Der Debutroman von Laura Spence-Ash verspricht eine wohlige Familiengeschichte zwischen England und den USA. Über einen Zeitraum von 37 Jahren lernen wir die verschiedenen Protagonist:innen kennen - neben Beatrix spielen die beiden Gastfamilienbrüder William und Gerald eine wesentliche Rolle, aber auch die Eltern beider Familien sowie in späterer Folge auch die Ehefrau von William. In kurzen Erzählepisoden werden Ereignisse aus der Sicht der verschiedenen Charaktere geschildert, was angenehm und abwechslungsreich zu lesen ist.
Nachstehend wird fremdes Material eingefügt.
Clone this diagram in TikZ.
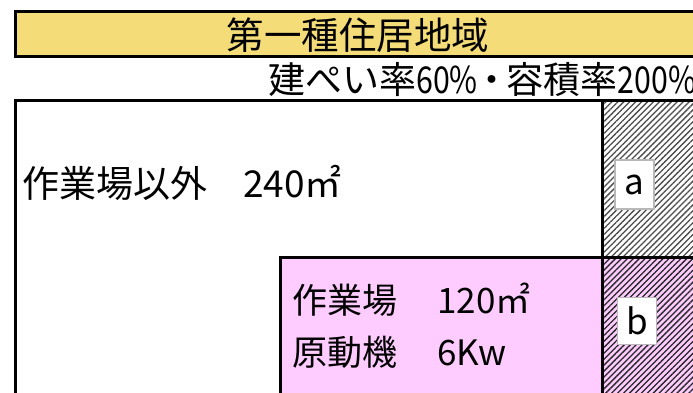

Die Sprache der Autorin gefällt mir wirklich gut, sie ist kurzweilig mit einem Hauch Melancholie und sie weiß starke Bilder zu erzeugen - besonders gelungen finde ich hier die geschaffene Atmosphäre auf der Sommerinsel in Maine, wo die Familie Gregory regelmäßig ihre Sommerferien verbringt. Ihr literarisches Talent beweist sie immer wieder durch wunderbare stilistische Kniffe, sei es sprachlich oder handwerklich gut gemachte Doppelungen und wiederkehrende Motive, wie beispielsweise das Meer.

Soviel zum Positiven. Leider hat mich der Roman aber enttäuscht. Das Thema, das Setting und der Buchtitel klangen für mich sehr interessant und ansprechend, aber bedauerlicherweise nervte mich das Erzählte über weite Strecken. Das hat vielerlei Gründe. Die Geschichte wird chronologisch erzählt, was ja grundsätzlich nichts schlechtes ist. Da der Roman aber nur 364 Seiten hat, können die 37 Jahre dementsprechend nur sehr peripher abgedeckt werden. Wie das die Autorin macht, hat mir so gar nicht gefallen. Die Zeitsprünge sind vollkommen willkürlich, oft werden den Leser:innen bevorstehende Ereignisse angekündigt, aber dann werden diese - häufig für den Fortgang der Geschichte wesentlichen - Vorkommnisse dann nur in ein oder zwei Sätzen im Rückblick nacherzählt. Zudem werden oft Themen angeschnitten, die dann einfach wieder fallen gelassen werden - man wartet vergebens darauf, eine Erklärung oder eine Auflösung für Geschildertes zu erhalten. Weiters sind gewisse Aussagen über den Handlungsverlauf oder die Charaktere widersprüchlich oder inkonsequent, was vermutlich mit einem akkuraterem Lektorat vermieden hätte werden können.

Schade finde ich auch, dass die Figuren für mich allesamt schwer zu greifen sind, da sie nur sehr oberflächlich beschrieben werden und es meist ausgelassen wurde, Schlüsselszenen direkt zu beschreiben (diese werden, wie oben bereits erwähnt, oft nur kurz im Nachhinein geschildert). Außerdem vollziehen die Personen des Öfteren überraschende und nicht näher erläuterte Charakterwandlungen, die größtenteils unglaubwürdig sind. Besonders zwei Charaktere, nämlich Beatrix Mutter Millie als auch Williams Frau Rose sind sehr schwarz-weiß gezeichnet, doch zum Wohle des harmonischen Ausgangs der Geschichte, vollziehen sie einen plötzlichen Sinneswandel, der aber auch nicht näher begründet wird. Oft blieb ich ratlos ob der unerklärten Handlungen einzelner Figuren zurück. Augenscheinlich ist auch, dass wirklich alle Protagonist:innen sehr in der Vergangenheit verhaftet sind und die "gute alte Zeit" (in diesem Fall wohl die fünf Jahre, die Beatrix bei den Gregorys in den USA verbrachte) zurück sehnen. Interessant wäre es vielleicht, das Buch mit dem englischen Original zu vergleichen in der Hoffnung, dass einige immer wiederkehrende und beinahe lustlos wirkende Wortwiederholungen (z.B. "schön" oder "bezaubernd") ein wenig "lost in translation" sind. Das Happy End stört mich nicht so sehr, auch wenn es durchaus vorhersehbar war.

Mein Fazit: "Und dahinter das Meer" ist ein sprachlich schön formulierter Roman, der etliche erzählerische Schwächen aufweist. Wer eine dahinplätschernde Wohlfühlgeschichte mag und sich nicht daran stört, dass die Stringenz zu wünschen übrig lässt, ist hier gut aufgehoben. Meinen Geschmack konnte das Buch leider nicht treffen.